1. The problem statement, all variables and given/known data
$$2XY = Y^2 prove that y''2 = \frac{y^{2}-2xy}{(y-x)^3}$$
EDIT: Sorry, don't know how to insert a space in Latex.
2. Relevant equations

3. The attempt at a solution
$$2y+2x \frac{dy}{dx} = 2y \frac{dy}{dx}$$
$$\frac{dy}{dx}(2y-2x) = 2y$$
$$\frac{dy}{dx}= \frac{y}{y-x}$$
$$\frac{d^2y}{dx^2}=\frac{\frac{dy}{dx}(y-x)-(\frac{dy}{dx}-1)y}{(y-x)^2}$$
$$\frac{d^2y}{dx^2}= \frac{y^2}{(y-x)^3}$$

Is my work correct? If yes, then the question itself is wrong.
In the original equation (2XY = Y2) does it matters that the letters are caps?

2. Sep 28, 2010

### Dick

Your work is correct up to the last line. But the given solution is the correct one.

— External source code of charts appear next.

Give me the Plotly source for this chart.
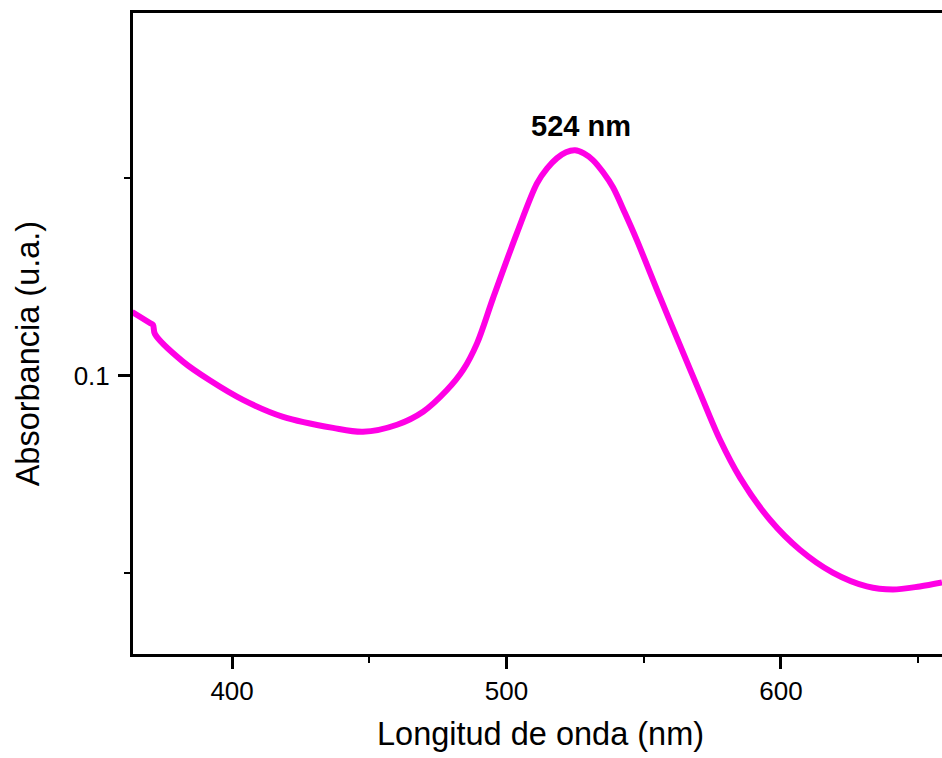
import plotly.graph_objects as go

wavelength_nm = [363.6, 370.1, 371.2, 371.9, 382.1, 392.0, 404.0, 418.6, 436.8, 447.7,
                 460.1, 469.6, 478.3, 484.2, 489.3, 495.1, 503.8, 511.1, 514.8, 518.4,
                 521.7, 525.0, 528.2, 531.5, 535.2, 538.8, 543.2, 547.5, 555.9, 563.2,
                 570.5, 577.8, 585.1, 596.0, 606.9, 618.9, 631.3, 640.8, 650.6, 658.7]
absorbance = [0.1161, 0.1133, 0.1128, 0.1105, 0.1035, 0.0987, 0.0938, 0.0895, 0.0867, 0.0857,
              0.0875, 0.0908, 0.0963, 0.1014, 0.1082, 0.1196, 0.1361, 0.1487, 0.1525, 0.1551,
              0.1566, 0.1571, 0.1563, 0.1546, 0.1515, 0.1477, 0.1411, 0.1343, 0.1199, 0.1077,
              0.0956, 0.0837, 0.0741, 0.0634, 0.0558, 0.0500, 0.0465, 0.0457, 0.0465, 0.0475]

peak_label = "524 nm"
peak_pos = (527.0, 0.1632)
x_title = "Longitud de onda (nm)"
y_title = "Absorbancia (u.a.)"

FONT = "Liberation Sans, Arial, sans-serif"

fig = go.Figure()
fig.add_trace(go.Scatter(
    x=wavelength_nm, y=absorbance, mode="lines",
    line=dict(color="#FF00E5", width=6, shape="spline", smoothing=0.9),
    showlegend=False,
))

fig.add_annotation(x=peak_pos[0], y=peak_pos[1], text="<b>" + peak_label + "</b>",
                   showarrow=False, font=dict(family=FONT, size=29, color="black"),
                   xanchor="center", yanchor="middle")

# axis titles as annotations (positioned like the reference)
fig.add_annotation(x=0.504, y=0, xref="paper", yref="paper", text=x_title,
                   showarrow=False, font=dict(family=FONT, size=32.5, color="black"),
                   xanchor="center", yanchor="middle", yshift=-80)
fig.add_annotation(x=0, y=0.469, xref="paper", yref="paper", text=y_title,
                   showarrow=False, textangle=-90, font=dict(family=FONT, size=32.5, color="black"),
                   xanchor="center", yanchor="middle", xshift=-105)

fig.update_layout(
    width=942, height=758,
    margin=dict(l=133, r=0, t=12.5, b=103.5),
    paper_bgcolor="white", plot_bgcolor="white",
    font=dict(family=FONT, color="black"),
)

fig.update_xaxes(
    range=[363.9, 658.7],
    showgrid=False, zeroline=False,
    showline=True, linecolor="black", linewidth=3, mirror=True,
    ticks="outside", ticklen=12, tickwidth=3, tickcolor="black",
    tick0=0, dtick=100,
    tickfont=dict(family=FONT, size=26, color="black"),
    minor=dict(ticks="outside", ticklen=6, tickwidth=2, tickcolor="black", tick0=0, dtick=50, showgrid=False),
)

fig.update_yaxes(
    range=[0.02937, 0.1919],
    showgrid=False, zeroline=False,
    showline=True, linecolor="black", linewidth=3, mirror=False,
    ticks="outside", ticklen=12, tickwidth=3, tickcolor="black",
    tick0=0, dtick=0.1, tickformat=".1f",
    tickfont=dict(family=FONT, size=26, color="black"),
    ticklabelstandoff=3,
    minor=dict(ticks="outside", ticklen=6, tickwidth=2, tickcolor="black", tick0=0, dtick=0.05, showgrid=False),
)

fig.write_html("out.html",
               config={"displayModeBar": False},
               post_script="document.body.style.margin='0';document.body.style.overflow='hidden';")
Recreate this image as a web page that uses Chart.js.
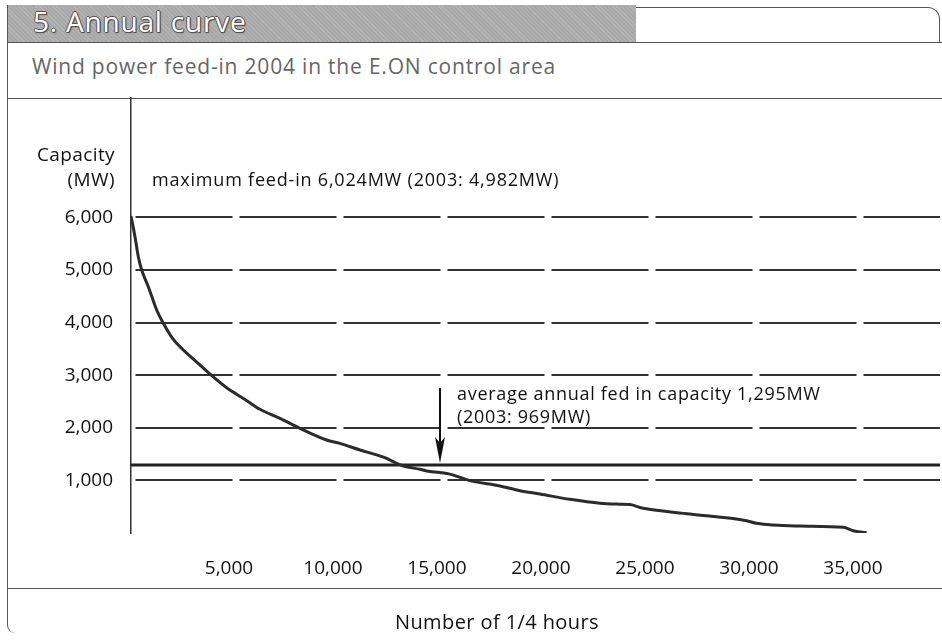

Looks like something went wrong when you substituted your expression for dy/dx in and simplified.

3. Sep 28, 2010

### Sakha

Plugging in gives me:
((y/y-x)(y-x)-((y/y-x)-1)y)/((y-x)2)
Simplifiying:
(y-(y2/(y-x))-y))/((y-x)2)
(-y2/(y-x))/((y-x)2)

Different than my first try (now it's negative), but still I don't know how to the the -2xy in there.

4. Sep 28, 2010

### Dick

In y-(y^2/(y-x)-y) the y's don't cancel. It's minus of a minus.

5. Sep 28, 2010

### Sakha

Got it, my mistake was that I moved the (y-x) that was in the numerator as a denumerator before adding fractions. And the wrong minus of a minus that you pointed.
Thanks.